Une influence qui perdure… mais attention à ne pas tuer la poule aux oeufs d’or et à conserver l’authenticité

Loin d’être à l’agonie, le blogging est en pleine forme et au sommet de son influence, pour avoir su se renouveler et avoir parfaitement négocié l’intégration des réseaux sociaux comme premier canal de diffusion.

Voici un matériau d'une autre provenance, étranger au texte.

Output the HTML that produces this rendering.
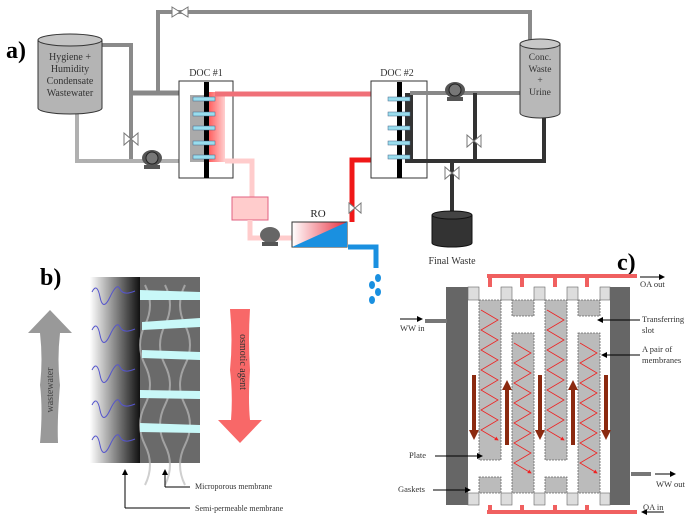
<!DOCTYPE html>
<html><head><meta charset="utf-8"><style>body{margin:0;background:#fff}svg{display:block}text{font-family:"Liberation Serif",serif}</style></head><body>
<svg width="692" height="526" viewBox="0 0 692 526" xmlns="http://www.w3.org/2000/svg">
<defs>
<linearGradient id="gb" x1="0" x2="1"><stop offset="0" stop-color="#fff"/><stop offset="1" stop-color="#111"/></linearGradient>
<linearGradient id="ro" x1="0" x2="1"><stop offset="0" stop-color="#fff"/><stop offset="1" stop-color="#e83040"/></linearGradient>
<linearGradient id="pk" x1="0" x2="1"><stop offset="0" stop-color="#ff6060"/><stop offset="1" stop-color="#ffd0d0"/></linearGradient>
<marker id="ar" markerWidth="6" markerHeight="6" refX="5" refY="3" orient="auto"><path d="M0,0L6,3L0,6z" fill="#000"/></marker>
<marker id="rr" markerWidth="5" markerHeight="5" refX="4" refY="2.5" orient="auto"><path d="M0,0L5,2.5L0,5z" fill="#e22"/></marker>
</defs>
<text x="6" y="58" font-size="24" font-weight="bold">a)</text>
<path d="M158,93 V12 H530 V40" fill="none" stroke="#8a8a8a" stroke-width="4"/>
<path d="M172,7 L180,12 L172,17z M188,7 L180,12 L188,17z" fill="#fff" stroke="#777"/>
<path d="M102,45 H131 V161" fill="none" stroke="#8a8a8a" stroke-width="4"/>
<path d="M131,93 H200" fill="none" stroke="#888" stroke-width="5"/>
<path d="M77,110 V161 H200" fill="none" stroke="#b0b0b0" stroke-width="4"/>
<path d="M124,133 L131,139 L124,145z M138,133 L131,139 L138,145z" fill="#fff" stroke="#777"/>
<ellipse cx="152" cy="158" rx="10" ry="8" fill="#555"/><circle cx="152" cy="158" r="6" fill="#777" stroke="#222"/><rect x="144" y="165" width="16" height="4" fill="#555"/>
<path d="M38,40 V108 A32,6 0 0 0 102,108 V40" fill="#b4b4b4" stroke="#333"/>
<ellipse cx="70" cy="40" rx="32" ry="6" fill="#c4c4c4" stroke="#333"/>
<g font-size="10" text-anchor="middle" fill="#333"><text x="70" y="60">Hygiene +</text><text x="70" y="72">Humidity</text><text x="70" y="84">Condensate</text><text x="70" y="96">Wastewater</text></g>
<rect x="179" y="81" width="54" height="97" fill="#fff" stroke="#333"/>
<text x="206" y="76" font-size="10" text-anchor="middle" fill="#333">DOC #1</text>
<rect x="190" y="95" width="15" height="67" fill="#aaa"/>
<rect x="209" y="92" width="16" height="70" fill="url(#pk)"/>
<rect x="204" y="82" width="5" height="96" fill="#000"/>
<g fill="#9de" stroke="#468" stroke-width=".5"><rect x="193" y="97" width="22" height="4"/><rect x="193" y="112" width="22" height="4"/><rect x="193" y="126" width="22" height="4"/><rect x="193" y="141" width="22" height="4"/><rect x="193" y="155" width="22" height="4"/></g>
<path d="M215,94 H390" stroke="#f07078" stroke-width="5"/>
<path d="M225,161 H252 V197" fill="none" stroke="#fcc" stroke-width="5"/>
<rect x="232" y="197" width="36" height="23" fill="#fcc" stroke="#e06080"/>
<path d="M250,220 V238 H292" fill="none" stroke="#fcc" stroke-width="5"/>
<ellipse cx="270" cy="235" rx="10" ry="8" fill="#666"/><rect x="262" y="242" width="16" height="4" fill="#555"/>
<rect x="292" y="222" width="55" height="25" fill="url(#ro)" stroke="#333"/>
<path d="M292,247 L347,222 V247z" fill="#1a90e0"/>
<text x="318" y="217" font-size="11" text-anchor="middle" fill="#222">RO</text>
<path d="M352,222 V160 H392" fill="none" stroke="#f01818" stroke-width="5"/>
<rect x="378" y="94" width="12" height="68" fill="url(#pk)" transform="rotate(180 384 128)"/>
<path d="M348,247 H376 V268" fill="none" stroke="#1a90e0" stroke-width="5"/>
<g fill="#1a90e0"><ellipse cx="378" cy="278" rx="3" ry="4"/><ellipse cx="372" cy="285" rx="3" ry="4"/><ellipse cx="378" cy="292" rx="3" ry="4"/><ellipse cx="372" cy="300" rx="3" ry="4"/></g>
<path d="M349,203 L355,208 L349,213z M361,203 L355,208 L361,213z" fill="#fff" stroke="#777"/>
<rect x="371" y="81" width="56" height="97" fill="#fff" stroke="#333"/>
<text x="397" y="76" font-size="10" text-anchor="middle" fill="#333">DOC #2</text>
<rect x="405" y="93" width="8" height="70" fill="#333"/>
<rect x="397" y="82" width="5" height="96" fill="#000"/>
<g fill="#9de" stroke="#468" stroke-width=".5"><rect x="388" y="97" width="22" height="4"/><rect x="388" y="112" width="22" height="4"/><rect x="388" y="126" width="22" height="4"/><rect x="388" y="141" width="22" height="4"/><rect x="388" y="155" width="22" height="4"/></g>
<path d="M410,93 H520" stroke="#888" stroke-width="4"/>
<path d="M475,93 V161" stroke="#333" stroke-width="4"/>
<path d="M410,161 H544 V117" fill="none" stroke="#333" stroke-width="4"/>
<path d="M452,161 V215" stroke="#333" stroke-width="4"/>
<ellipse cx="455" cy="90" rx="10" ry="8" fill="#555"/><circle cx="455" cy="90" r="6" fill="#777" stroke="#222"/><rect x="447" y="97" width="16" height="4" fill="#555"/>
<path d="M467,135 L474,141 L467,147z M481,135 L474,141 L481,147z" fill="#fff" stroke="#777"/>
<path d="M445,167 L452,173 L445,179z M459,167 L452,173 L459,179z" fill="#fff" stroke="#777"/>
<path d="M432,215 V243 A20,4 0 0 0 472,243 V215" fill="#333" stroke="#111"/>
<ellipse cx="452" cy="215" rx="20" ry="4" fill="#444" stroke="#111"/>
<text x="452" y="264" font-size="10" text-anchor="middle" fill="#333">Final Waste</text>
<path d="M520,44 V113 A20,5 0 0 0 560,113 V44" fill="#b8b8b8" stroke="#333"/>
<ellipse cx="540" cy="44" rx="20" ry="5" fill="#c8c8c8" stroke="#333"/>
<g font-size="9.5" text-anchor="middle" fill="#333"><text x="540" y="60">Conc.</text><text x="540" y="72">Waste</text><text x="540" y="83">+</text><text x="540" y="95">Urine</text></g>
<text x="40" y="285" font-size="24" font-weight="bold">b)</text>
<rect x="90" y="277" width="50" height="186" fill="url(#gb)"/>
<rect x="140" y="277" width="60" height="186" fill="#6a6a6a"/>
<g stroke="#bbb" stroke-width="2" fill="none" opacity=".7"><path d="M145,285 q10,20 0,40 t0,40 t0,40 t0,40 t0,40"/><path d="M165,285 q10,20 0,40 t0,40 t0,40 t0,40 t0,40"/><path d="M185,285 q-10,20 0,40 t0,40 t0,40 t0,40 t0,40"/></g>
<g fill="#c8f8f8"><path d="M140,290 L200,292 V300 L140,300z"/><path d="M142,322 L200,318 V327 L142,330z"/><path d="M142,350 L200,352 V360 L142,358z"/><path d="M140,390 L200,391 V399 L140,398z"/><path d="M140,423 L200,425 V433 L140,432z"/></g>
<g stroke="#55c" fill="none" stroke-width="1"><path d="M92,292 q5,-10 8,5 t10,0 t10,-8 t15,2"/><path d="M92,330 q5,-10 8,5 t10,0 t10,-8 t15,2"/><path d="M92,370 q5,-10 8,5 t10,0 t10,-8 t15,2"/><path d="M92,405 q5,-10 8,5 t10,0 t10,-8 t15,2"/><path d="M92,440 q5,-10 8,5 t10,0 t10,-8 t15,2"/></g>
<path d="M28,333 L50,310 L72,333 H60 Q57,360 60,385 Q57,420 58,443 H40 Q43,410 40,385 Q43,360 40,333z" fill="#999"/>
<text transform="translate(53,390) rotate(-90)" font-size="10" text-anchor="middle" fill="#444">wastewater</text>
<path d="M230,309 H250 Q248,340 250,370 Q248,400 250,420 H262 L240,443 L218,420 H231 Q233,395 230,370 Q233,340 230,309z" fill="#f86868"/>
<text transform="translate(240,362) rotate(90)" font-size="10" text-anchor="middle" fill="#333">osmotic agent</text>
<path d="M165,487 V470" stroke="#000" marker-end="url(#ar)"/><path d="M165,487 H190" stroke="#000"/>
<path d="M125,508 V470" stroke="#000" marker-end="url(#ar)"/><path d="M125,508 H190" stroke="#000"/>
<text x="195" y="489" font-size="8" fill="#333">Microporous membrane</text>
<text x="195" y="511" font-size="8" fill="#333">Semi-permeable membrane</text>
<text x="617" y="270" font-size="24" font-weight="bold">c)</text>
<path d="M487,276 H637 M490,276 V287 M522,276 V287 M555,276 V287 M587,276 V287" stroke="#f06060" stroke-width="4" fill="none"/>
<path d="M487,512 H637 M490,512 V505 M522,512 V505 M555,512 V505 M587,512 V505" stroke="#f06060" stroke-width="4" fill="none"/>
<rect x="446" y="287" width="22" height="218" fill="#666"/>
<rect x="610" y="287" width="20" height="218" fill="#666"/>
<rect x="468" y="287" width="142" height="218" fill="#fff"/>
<g fill="#bbb" stroke="#666" stroke-dasharray="2,1" stroke-width=".8">
<rect x="479" y="300" width="22" height="160"/><rect x="512" y="333" width="22" height="160"/><rect x="545" y="300" width="22" height="160"/><rect x="578" y="333" width="22" height="160"/>
<rect x="479" y="477" width="22" height="16"/><rect x="545" y="477" width="22" height="16"/>
<rect x="512" y="300" width="22" height="16"/><rect x="578" y="300" width="22" height="16"/>
</g>
<g fill="#ddd" stroke="#666" stroke-width=".6"><rect x="468" y="287" width="11" height="13"/><rect x="501" y="287" width="11" height="13"/><rect x="534" y="287" width="11" height="13"/><rect x="567" y="287" width="11" height="13"/><rect x="600" y="287" width="10" height="13"/><rect x="468" y="493" width="11" height="12"/><rect x="501" y="493" width="11" height="12"/><rect x="534" y="493" width="11" height="12"/><rect x="567" y="493" width="11" height="12"/><rect x="600" y="493" width="10" height="12"/></g>
<g stroke="#e22" stroke-width=".8" fill="none" marker-end="url(#rr)">
<path d="M481,310 L498,320 L481,330 L498,340 L481,350 L498,360 L481,370 L498,380 L481,390 L498,400 L481,410 L498,420 L481,430 L498,440"/>
<path d="M514,343 L531,353 L514,363 L531,373 L514,383 L531,393 L514,403 L531,413 L514,423 L531,433 L514,443 L531,453 L514,463 L531,473"/>
<path d="M547,310 L564,320 L547,330 L564,340 L547,350 L564,360 L547,370 L564,380 L547,390 L564,400 L547,410 L564,420 L547,430 L564,440"/>
<path d="M580,343 L597,353 L580,363 L597,373 L580,383 L597,393 L580,403 L597,413 L580,423 L597,433 L580,443 L597,453 L580,463 L597,473"/>
</g>
<g fill="#8b2a10"><path d="M472,375 h4 v55 h3 l-5,10 l-5,-10 h3z"/><path d="M505,445 h4 v-55 h3 l-5,-10 l-5,10 h3z"/><path d="M538,375 h4 v55 h3 l-5,10 l-5,-10 h3z"/><path d="M571,445 h4 v-55 h3 l-5,-10 l-5,10 h3z"/><path d="M604,375 h4 v55 h3 l-5,10 l-5,-10 h3z"/></g>
<rect x="425" y="319" width="22" height="4" fill="#777"/><rect x="631" y="472" width="20" height="4" fill="#777"/>
<g stroke="#000" fill="none"><path d="M400,319 H422" marker-end="url(#ar)"/><path d="M640,277 H664" marker-end="url(#ar)"/><path d="M655,474 H675" marker-end="url(#ar)"/><path d="M664,512 H642" marker-end="url(#ar)"/><path d="M640,320 H598" marker-end="url(#ar)"/><path d="M640,355 H602" marker-end="url(#ar)"/><path d="M435,456 H482" marker-end="url(#ar)"/><path d="M433,490 H470" marker-end="url(#ar)"/></g>
<g font-size="8.5" fill="#333"><text x="640" y="287">OA out</text><text x="400" y="331">WW in</text><text x="642" y="322">Transferring</text><text x="642" y="333">slot</text><text x="642" y="352">A pair of</text><text x="642" y="363">membranes</text><text x="409" y="458">Plate</text><text x="656" y="487">WW out</text><text x="398" y="492">Gaskets</text><text x="643" y="510">OA in</text></g>
</svg>
</body></html>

Mais des lignes qui précèdent, et des avantages que je viens d’énumérer, il découle une attention toute particulière à avoir et 3 conseils que je donnerais à mes confrères et consoeurs blogueurs & blogueuses :

  1. Attention à l’institutionnalisation et à la monétisation à outrance : pour les mêmes raisons qui ont pu contribuer au discrédit d’une certaine presse (voir ici mon article au sujet des magazines féminins notamment), gare pour les blogueurs à succès à ne pas indisposer progressivement leurs lecteurs en dupliquant des recettes (publicitaires notamment) éculées. Certes, les internautes viennent d’abord pour une signature rédactionnelle et une personnalité, mais quid de leur loyauté et de l’image du blog quand les pop-up succèdent aux bandeaux publicitaires, entre deux publi-rédactionnels ressemblant à s’y méprendre à ceux déjà publiés dans la presse ?
  2. Veiller à maintenir la qualité et la diversité des contenus dans le temps  : la course à l’audience ne justifie pas tout. Et pour conserver une base de lecteurs fidèles, il convient de leur proposer des contenus originaux et variés, en respectant les thématiques et la ligne éditoriale de son blog. Tout changement brutal à ce niveau, ou toute dégradation de la qualité des contenus, peut évidemment s’avérer préjudiciable, voire rapidement rédhibitoire.
  3. Conserver son indépendance et un peu (ou beaucoup) de l’âme originelle du blogging : peut-on encore parler de blogging, dès lors que la monétisation, le recours à de multiples rédacteurs et la course à l’audience deviennent les leitmotivs d’équipes professionnelles ou semi-professionnelles travaillant sur un blog exactement comme on travaille sur un site de presse ? C’est un peu la question que pose, en filigrane, le billet de Vincent Glad que j’évoquais au début de mon article. Si les codes et schémas narratifs employés par les blogueurs et blogueuses ont beaucoup évolué, passant d’une « une narration progressive, autobiographique et auto-référentielle » à des codes et schémas beaucoup plus proches de ceux de la presse traditionnelle (au détriment peut-être d’une certaine forme de spontanéité), il convient à mon avis de garder a minima, et c’est le plus important, cette absolue sincérité et cette forme d’authenticité qui distinguent le blogging des autres formats éditoriaux existants. La Voix claire, personnelle et indépendante du narrateur, en quelque sorte. C’est à ce prix, et à ce prix seulement d’après moi, que le blogging préservera ce qui a fait son succès et pourra réellement perdurer dans le temps…

 

Notes et légendes :

(1) Source : Technorati => selon les différentes estimations, il y aurait 14 millions de blogs en France, pour 44,4 millions d’internautes âgés de 15 ans ou plus au 1er janvier 2015.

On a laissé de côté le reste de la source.